An engineer has 3 robot workers. He must pick 2 out of 3 robots and set up their parameters for the task below.
The task:
The Warehouse is the starting point, one robot will go to Farm A and one robot will go to Farm B to collect potato and return to the Warehouse.
Each robot has different parameters, Work Speed and Movement Speed the Engineer need to set the numbers himself and Work Cycle (robot's battery) is fixed.
- Robot 1: 75 to 80 Work Speed; 2.5 to 3 Movement Speed; 35 Work Cycles
- Robot 2: 85 to 100 Work Speed; 3 to 3.5 Movement Speed; 23 Work Cycles
- Robot 3: 115 to 120 Work Speed; 5 to 5.5 Movement Speed; 15 Work Cycles
- Farm A Work Load: 200
- Farm B Work Load: 150
Time taken to finish collect potato is calculated as such:
Work Load/robot's Work Speed = Tick(s) (Round up to the nearest whole numbers)
1 Tick = 600 seconds
E.g.:
200 Work Load/ 85 Work Speed = 2.352 = 3 Ticks = 600*3 = 1800 seconds
200 Work Load/ 120 Work Speed = 1.667 = 2 Ticks = 1200 seconds
- Warehouse to Farm A = 346 distance
- Warehouse to Farm B = 1826 distance
Total travel time is calculated as such:
Distance*2/robot's Movement Speed (in seconds)
Total amount of time taken to finish a Work Cycle = Time to collect potato + Travel time
Edit
Thanks saulspatz for pointing out my mistake.
There is 1 more parameter that I forgot to mention.
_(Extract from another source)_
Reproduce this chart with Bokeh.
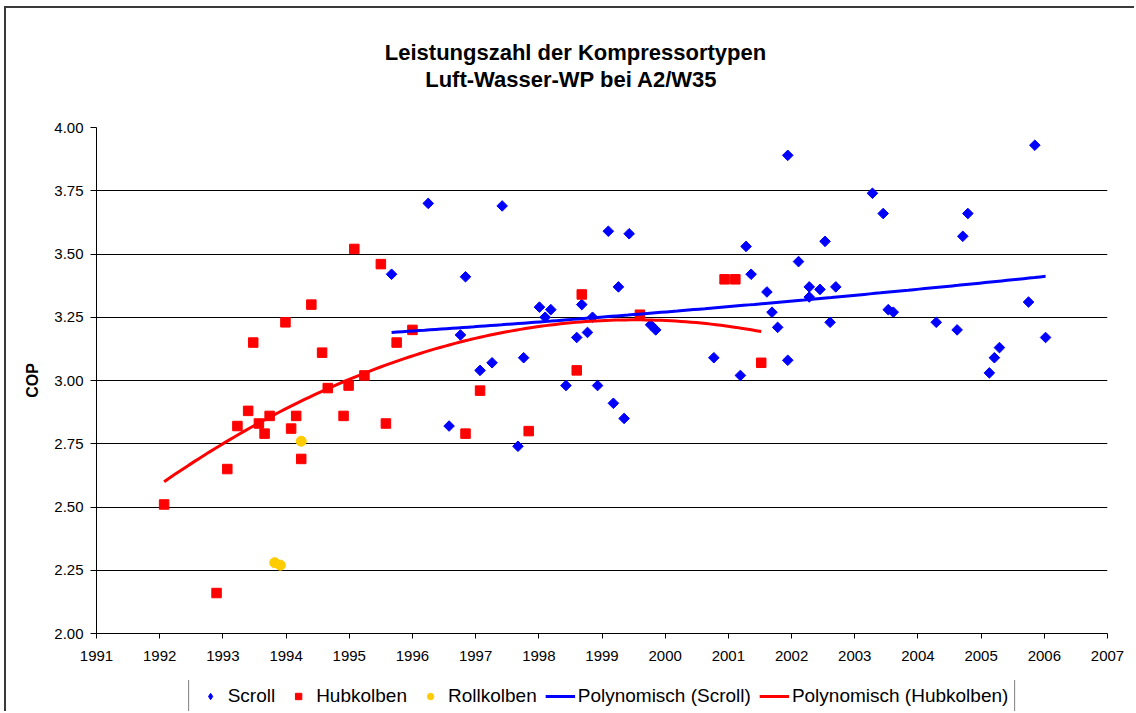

Robot's battery. Each robot can only work for a fixed amount of time before it needs to recharge for 30 mins.
1 Work Cycle = Warehouse to Farm to Warehouse
How should the Engineer pick the robot and set up the parameter to reach the maximum amount of Work Cycle per day?
To expand the question further, I'm trying to come up with a general solution (like a formula/algorithm?) for this scenario and beyond. What if there are x number of farms at different distance and y number of robots with different parameters?
Thank you!
You should start by computing the time each robot will take to do each job. Your computation assumes that the robot can carry all the potatoes in one trip, so it goes to the farm, picks the potatoes, and returns. I don't think you have the work cycles restriction right, because as you define it each robot only does one work cycle and there is no need to worry about recharging the battery.
You have nothing in the problem that would make us use lower speeds than the maximum. That would probably come from some relation that working slower will allow more work to be done on one battery charge. You might choose a slower working speed to reduce the number of battery charges.
As stated, you should just compute the time taken by each robot to take care of each farm. For example, robot 1 working on farm A takes $\frac {2\cdot 346}{3}+600\cdot \lceil \frac {200}{80}\rceil=128\frac 23+1800=1928\frac 23$ seconds. Once you make a table with the times, you want to find the assignment that gets the second farm picked as quickly as possible. The faster movement of robot 3 makes it likely that you want to assign 3 to B because farm B is far away. The faster work of robot 2 will make it pick A in $1200$ seconds compared to $1800$ seconds for robot 1, which I think will overcome the faster movement of 1, but I haven't done the computation.
Once you get the correct way to incorporate the battery charging the equation for time taken will be longer, but the idea will be the same.